Elizabeth Wright
* 1964, lebt in London

Elizabeth Wright studierte am Royal College of Art in London (1987-1990) und zuvor am Birmingham Polytechnic in Birmingham (1984-1987). Seit 1991 kopiert Wright in leicht verändertem Massstab weitverbreitete, unauffällige Dinge, die ihr dennoch irgendwo aufgefallen sind und sich ihr eingeprägt haben. Sie verkleinert oder vergrössert in Handarbeit nach fotografischen Vorlagen Möbel, Kleidungsstücke, Bücher, Gebäude, Akten, ein Auto und Fahrräder, seit einigen Jahren auch Spuren, die bremsende Fahrzeuge auf der Fahrbahn zurückgelassen haben.

In Amden thematisierte Wright die exponierte Lage des Gebäudes, das für die Intervention zur Verfügung stand, sowie die spezifischen Eigenschaften der Räume. Zu berücksichtigen war, dass das Werk jederzeit zugänglich sein und ohne Veränderung der architektonischen Struktur realisiert werden sollte. Wright liess sich die Gegend und das Haus beschreiben und machte sich anhand von Schilderungen, aber auch von Landschaftsaufnahmen und Landkarten ein Bild von der Situation. Sie wollte auch wissen, ob es sich bei diesem Gaden um ein für die Gegend typisches Gebäude handelt. Sie verlangte Fotografien des grössten Gebäudes in der Region. Sie beschäftigte sich mit den unterschiedlichen Dimensionen von Haus und Landschaft. Die Fotografien bestärkten sie im Gedanken, eine Arbeit zu realisieren, welche sowohl die spezifische Lage des Gebäudes auf einer Waldlichtung hoch über dem Walensee behandelt als auch berücksichtigt, dass die Besucher von aussen, nach einer Bergwanderung in der offenen und weiträumigen Landschaft der Amdener Mulde, in kleine, dunkle Räume ohne künstliches Licht eintreten.

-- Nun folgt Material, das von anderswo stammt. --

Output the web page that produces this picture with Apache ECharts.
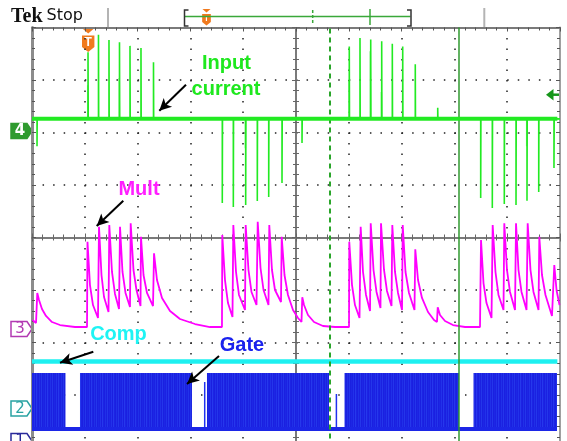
<!DOCTYPE html>
<html><head><meta charset="utf-8">
<script src="https://cdn.jsdelivr.net/npm/echarts@6/dist/echarts.min.js"></script>
<style>html,body{margin:0;padding:0;background:#fff}#c{width:567px;height:441px}</style>
</head><body><div id="c"></div>
<script>
// ---- data (time and amplitude in screen divisions, centre = 0) ----
const inputBase = 2.26;
const inputSpikeTimes  = [-4.905,-3.939,-3.741,-3.542,-3.343,-3.144,-2.936,-2.699,
  -1.396,-1.187,-0.953,-0.733,-0.517,-0.265, 0.114,
  1.009,1.212,1.415,1.623,1.824,2.021,2.259, 2.684,
  3.498,3.718,3.945,4.167,4.375,4.597,4.886];
const inputSpikeValues = [1.74,3.53,3.86,3.76,3.72,3.65,3.61,3.34,
  0.657,0.581,0.619,0.695,0.771,1.038, 1.80,
  3.64,3.80,3.77,3.74,3.69,3.64,3.30, 2.47,
  0.752,0.562,0.638,0.619,0.701,0.867,1.324];
const ghostSpikeTimes  = [-3.945,-3.349,-0.959,1.003,1.406,1.617,4.369];
const ghostSpikeValues = [2.90,3.04,1.70,2.98,3.55,2.77,1.74];

const multPoints = [
 [-4.99,-1.571],[-4.924,-1.629],[-4.900,-1.057],[-4.867,-1.190],[-4.811,-1.362],[-4.735,-1.495],[-4.621,-1.610],[-4.470,-1.667],[-4.186,-1.705],[-3.958,-1.705],
 [-3.949,-0.080],[-3.902,-0.905],[-3.845,-1.286],[-3.750,-1.533],
 [-3.731,0.206],[-3.684,-0.714],[-3.636,-1.133],[-3.551,-1.419],
 [-3.536,0.238],[-3.485,-0.657],[-3.428,-1.076],[-3.352,-1.362],
 [-3.333,0.206],[-3.286,-0.657],[-3.229,-1.057],[-3.144,-1.324],
 [-3.131,0.270],[-3.078,-0.619],[-3.021,-1.0],[-2.945,-1.305],
 [-2.936,0.015],[-2.888,-0.714],[-2.822,-1.057],[-2.708,-1.305],
 [-2.689,-0.301],[-2.633,-0.810],[-2.538,-1.152],[-2.386,-1.40],[-2.197,-1.552],[-1.913,-1.648],[-1.629,-1.705],[-1.402,-1.705],
 [-1.396,0.048],[-1.345,-0.810],[-1.288,-1.248],[-1.203,-1.514],
 [-1.187,0.238],[-1.136,-0.657],[-1.080,-1.095],[-0.966,-1.381],
 [-0.953,0.238],[-0.900,-0.619],[-0.843,-1.038],[-0.748,-1.286],
 [-0.725,0.301],[-0.672,-0.581],[-0.615,-1.0],[-0.521,-1.286],
 [-0.506,0.238],[-0.455,-0.619],[-0.398,-1.0],[-0.284,-1.229],
 [-0.271,0.015],[-0.218,-0.714],[-0.152,-1.095],[-0.057,-1.381],[0.038,-1.533],[0.104,-1.610],
 [0.119,-1.139],[0.152,-1.286],[0.227,-1.476],[0.341,-1.610],[0.511,-1.686],[0.739,-1.705],[1.004,-1.705],
 [1.009,-0.080],[1.061,-0.905],[1.117,-1.286],[1.203,-1.533],
 [1.225,0.206],[1.269,-0.657],[1.326,-1.095],[1.402,-1.4],
 [1.415,0.270],[1.468,-0.619],[1.525,-1.038],[1.600,-1.343],
 [1.610,0.270],[1.667,-0.619],[1.723,-1.019],[1.809,-1.305],
 [1.824,0.238],[1.875,-0.657],[1.932,-1.057],[2.008,-1.381],
 [2.021,0.238],[2.074,-0.657],[2.140,-1.057],[2.244,-1.381],
 [2.259,-0.225],[2.311,-0.810],[2.386,-1.152],[2.500,-1.419],[2.614,-1.571],[2.670,-1.610],
 [2.684,-1.330],[2.727,-1.476],[2.822,-1.590],[2.973,-1.667],[3.201,-1.705],[3.485,-1.705],
 [3.504,-0.048],[3.551,-0.867],[3.608,-1.248],[3.703,-1.533],
 [3.725,0.238],[3.778,-0.657],[3.835,-1.095],[3.930,-1.381],
 [3.945,0.270],[3.996,-0.619],[4.053,-1.038],[4.148,-1.381],
 [4.167,0.270],[4.214,-0.619],[4.271,-1.038],[4.366,-1.381],
 [4.388,0.270],[4.441,-0.619],[4.498,-1.038],[4.593,-1.381],
 [4.608,0.015],[4.659,-0.714],[4.725,-1.095],[4.848,-1.495],[4.877,-1.533],
 [4.892,-0.524],[4.934,-1.0],[4.991,-1.286]
];

const compLevel = -2.362;
const gateHigh = -2.581;
const gateLow = -3.648;
const gateOnStart = [-5.0, -4.091, -1.686, 0.919, 3.362];
const gateOnEnd   = [-4.366, -1.970, 0.625, 3.087, 4.943];
const gatePulseTimes  = [-1.729, 0.765];
const gatePulseValues = [-2.752, -2.981];
const gateEnd = 4.943;
const cursorTimes = [0.625, 3.087];

// ---- build ----
function spikeLine(times, values, base) {
  const d = [[-5, base]];
  times.forEach((t, i) => { d.push([t, base], [t, values[i]], [t + 0.004, base]); });
  d.push([5, base]);
  return d;
}

// subtle striped fill texture for the dense gate switching
const stripe = document.createElement('canvas');
stripe.width = 11; stripe.height = 4;
(function () {
  const c = stripe.getContext('2d');
  const cols = ['#1b22e2', '#2232ea', '#1a1fe0', '#2638ec', '#1c24e4', '#1a20e0', '#2030e8', '#1b21e1', '#2436ea', '#1a20e0', '#1d27e5'];
  cols.forEach((col, i) => { c.fillStyle = col; c.fillRect(i, 0, 1, 4); });
})();

const chart = echarts.init(document.getElementById('c'));
const G = {left: 32, top: 27.5, width: 528, height: 420, containLabel: false, outerBoundsMode: 'none'};

function centreAxis(pos, zeroIdx) {
  const a = {
    type: 'value', gridIndex: 0, position: pos,
    axisLine: {show: true, onZero: true, lineStyle: {color: '#7a7a7a', width: 2, type: [1, 1.1]}},
    axisTick: {show: true, length: 4, lineStyle: {color: '#666', width: 1}},
    minorTick: {show: true, splitNumber: 5, length: 3, lineStyle: {color: '#666', width: 1}},
    axisLabel: {show: false}, splitLine: {show: false}
  };
  if (zeroIdx != null) a.axisLine.onZeroAxisIndex = zeroIdx;
  return a;
}
function borderAxis(pos, color, w) {
  return {
    type: 'value', gridIndex: 1, position: pos,
    axisLine: {show: true, onZero: false, lineStyle: {color: color, width: w}},
    axisTick: {show: true, inside: true, length: 4, lineStyle: {color: '#555'}},
    minorTick: {show: true, splitNumber: 5, length: 3, lineStyle: {color: '#555'}},
    axisLabel: {show: false}, splitLine: {show: false}
  };
}

const x0 = Object.assign(centreAxis('bottom'), {min: -5, max: 5, interval: 1,
  splitLine: {show: true, lineStyle: {color: '#222', width: 1.5, type: [1.5, 9]}}});
const x1 = Object.assign(centreAxis('top', 0), {min: -5, max: 5, interval: 1});
const x2 = Object.assign(borderAxis('top', '#7a7a7a', 2), {min: -5, max: 5, interval: 1});
const y0 = Object.assign(centreAxis('left'), {min: -4, max: 4, interval: 1,
  splitLine: {show: true, lineStyle: {color: '#222', width: 1.5, type: [1.5, 9.06]}}});
const y1 = Object.assign(centreAxis('right', 0), {min: -4, max: 4, interval: 1});
const y2 = Object.assign(borderAxis('left', '#8c8c8c', 3), {min: -4, max: 4, interval: 1});
const y3 = Object.assign(borderAxis('right', '#a0a0a0', 2), {min: -4, max: 4, interval: 1});

function tMarker(cx, top, s) {
  return {
    type: 'group', z: 100, children: [
      {type: 'polygon', shape: {points: [[cx - 5.8*s, top], [cx + 5.8*s, top], [cx, top + 5*s]]}, style: {fill: '#f07a1e'}},
      {type: 'polygon', shape: {points: [[cx - 6.2*s, top + 7*s], [cx + 6.2*s, top + 7*s], [cx + 6.2*s, top + 18.5*s], [cx, top + 23.5*s], [cx - 6.2*s, top + 18.5*s]]}, style: {fill: '#f07a1e'}},
      {type: 'text', style: {text: 'T', x: cx, y: top + 14*s, align: 'center', verticalAlign: 'middle', fill: '#fff', font: 'bold ' + Math.round(12*s) + 'px "Liberation Sans"'}}
    ]
  };
}
function chMarker(label, yc, stroke, fill, textColor) {
  return {
    type: 'group', z: 100, children: [
      {type: 'polygon', shape: {points: [[11, yc - 7.5], [27, yc - 7.5], [32, yc], [27, yc + 7.5], [11, yc + 7.5]]}, style: {fill: fill, stroke: stroke, lineWidth: 1.5}},
      {type: 'text', style: {text: label, x: 20, y: yc + 0.5, align: 'center', verticalAlign: 'middle', fill: textColor, font: (fill === '#fff' ? '' : 'bold ') + '15px "DejaVu Sans"'}}
    ]
  };
}
function label(text, x, y, color) {
  return {type: 'text', z: 100, style: {text: text, x: x, y: y, align: 'center', verticalAlign: 'middle', fill: color, font: 'bold 20px "Liberation Sans"'}};
}
function seg(pts, color, w, dash) {
  return {type: 'polyline', z: 100, shape: {points: pts}, style: {stroke: color, lineWidth: w, lineDash: dash || null, fill: null}};
}

const graphics = [
  {type: 'text', z: 100, style: {text: 'Tek', x: 11, y: 16.5, verticalAlign: 'middle', fill: '#111', font: 'bold 20px "Liberation Serif"'}},
  {type: 'text', z: 100, style: {text: 'Stop', x: 46.5, y: 16, verticalAlign: 'middle', fill: '#111', font: '16px "DejaVu Sans"'}},
  seg([[108, 8], [108, 27]], '#b4b4b4', 2),
  seg([[484.3, 8], [484.3, 27]], '#b4b4b4', 2),
  seg([[185, 16.5], [410.5, 16.5]], '#3aa83a', 1.5),
  seg([[188.5, 10], [184.5, 10], [184.5, 26], [188.5, 26]], '#333', 1.5),
  seg([[407, 10], [411, 10], [411, 26], [407, 26]], '#333', 1.5),
  seg([[312.7, 10], [312.7, 25]], '#3aa83a', 1.5, [3, 2]),
  seg([[370, 9], [370, 25]], '#3aa83a', 1.5),
  tMarker(206.5, 9, 0.7),
  tMarker(88.2, 28.5, 1),
  {type: 'polygon', z: 100, shape: {points: [[546, 94.7], [553.5, 89], [553.5, 100.4]]}, style: {fill: '#16961a'}},
  seg([[553, 94.7], [559, 94.7]], '#16961a', 2.5),
  chMarker('4', 131, '#2f9b2f', '#2f9b2f', '#fff'),
  chMarker('3', 329, '#b23ab2', '#fff', '#b23ab2'),
  chMarker('2', 408.5, '#2aa3a3', '#fff', '#2aa3a3'),
  chMarker('1', 441, '#2a2a9a', '#fff', '#2a2a9a'),
  label('Input', 226.5, 63.5, '#1ee81e'),
  label('current', 226, 89, '#1ee81e'),
  label('Mult', 139, 189.5, '#ff1eff'),
  label('Comp', 118.5, 334.5, '#1ef4f4'),
  label('Gate', 242, 345, '#1a22ee')
];

const arrow = (a, b) => [{x: a[0], y: a[1]}, {x: b[0], y: b[1]}];

chart.setOption({
  animation: false,
  backgroundColor: '#fff',
  grid: [G, Object.assign({}, G)],
  xAxis: [x0, x1, x2],
  yAxis: [y0, y1, y2, y3],
  graphic: graphics,
  series: [
    {
      type: 'custom', xAxisIndex: 0, yAxisIndex: 0, silent: true, z: 2,
      data: gateOnStart.map((s, i) => [s, gateOnEnd[i]]),
      renderItem: (params, api) => {
        const p0 = api.coord([api.value(0), gateHigh]);
        const p1 = api.coord([api.value(1), gateLow]);
        return {type: 'rect', shape: {x: p0[0], y: p0[1], width: p1[0] - p0[0], height: p1[1] - p0[1]},
                style: {fill: {image: stripe, repeat: 'repeat'}}};
      }
    },
    {
      type: 'custom', xAxisIndex: 0, yAxisIndex: 0, silent: true, z: 2,
      data: gatePulseTimes.map((t, i) => [t, gatePulseValues[i]]),
      renderItem: (params, api) => {
        const a = api.coord([api.value(0), gateLow]);
        const b = api.coord([api.value(0), api.value(1)]);
        return {type: 'line', shape: {x1: a[0], y1: a[1], x2: b[0], y2: b[1]}, style: {stroke: '#1f30f0', lineWidth: 1.5}};
      }
    },
    {type: 'line', xAxisIndex: 0, yAxisIndex: 0, silent: true, showSymbol: false, z: 2,
     data: [[-5, gateLow], [gateEnd, gateLow]], lineStyle: {color: '#1c26e6', width: 4}},
    {type: 'line', xAxisIndex: 0, yAxisIndex: 0, silent: true, showSymbol: false, z: 2,
     data: [[-5, gateHigh], [gateEnd, gateHigh]], lineStyle: {color: 'rgba(0,0,0,0)', width: 0},
     markLine: {
       silent: true, symbol: 'none', label: {show: false}, animation: false,
       data: [
         {xAxis: cursorTimes[0], lineStyle: {color: '#2aa52a', width: 2, type: [5, 4]}},
         {xAxis: cursorTimes[1], lineStyle: {color: '#2f9a2f', width: 1.5, type: 'solid'}}
       ]
     }},
    {type: 'line', xAxisIndex: 0, yAxisIndex: 0, silent: true, showSymbol: false, z: 3,
     data: [[-5, compLevel], [4.95, compLevel]], lineStyle: {color: '#1ef0f0', width: 4.5}},
    {type: 'line', xAxisIndex: 0, yAxisIndex: 0, silent: true, showSymbol: false, z: 4,
     data: multPoints, lineStyle: {color: '#ff00ff', width: 1.8}},
    {type: 'line', xAxisIndex: 0, yAxisIndex: 0, silent: true, showSymbol: false, z: 5,
     data: spikeLine(ghostSpikeTimes, ghostSpikeValues, inputBase), lineStyle: {color: '#8cf08c', width: 1.5}},
    {type: 'line', xAxisIndex: 0, yAxisIndex: 0, silent: true, showSymbol: false, z: 6,
     data: spikeLine(inputSpikeTimes, inputSpikeValues, inputBase), lineStyle: {color: '#22ea22', width: 1.6}},
    {type: 'line', xAxisIndex: 0, yAxisIndex: 0, silent: true, showSymbol: false, z: 6,
     data: [[-5, inputBase], [4.95, inputBase]], lineStyle: {color: '#22ea22', width: 4},
     markLine: {
       silent: true, symbol: ['none', 'arrow'], symbolSize: [9, 12], label: {show: false}, animation: false,
       lineStyle: {color: '#000', width: 2, type: 'solid'},
       data: [
         arrow([186, 84.7], [159.3, 110.7]),
         arrow([123.3, 200.7], [96.7, 226]),
         arrow([93.3, 351.7], [60, 362.7]),
         arrow([219, 356], [187, 384])
       ]
     }}
  ]
});
</script>
</body></html>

Elizabeth Wright entschied sich für eine konzeptuelle Form ortsspezifischen Arbeitens: Nicht das eigene Erleben des Ortes, wie dies seit den sechziger Jahren für Arbeiten im Landschaftsraum üblich ist, bildete den Ausgangspunkt für die Entwicklung der Arbeit, sondern die Dokumentation des Ortes. Sie suchte nach einer Möglichkeit, dieser vermittelten, indirekten Wirklichkeitswahrnehmung mit der Arbeit zu entsprechen. Anders als die Künstler in der Duchamp-Nachfolge sucht Elizabeth Wright in ihrem Schaffen über die Dekontextualisierung zu einem angemessenen Verständnis von Wirklichkeit zu gelangen. Wer den alten, zweigeschossigen Amdener Gaden betrat, traf auf die Bezeichnung «183. Etage» oder «184. Etage». Die Kombination von exponierter Lage und vermuteter momentaner Desorientierung beim Betreten der dunklen Räume erfuhr in dieser Arbeit im Bild und der Erfahrung des sich in einem Hochhaus vor dem Fahrgast öffnenden Lifts eine zeitgenössische Übersetzung.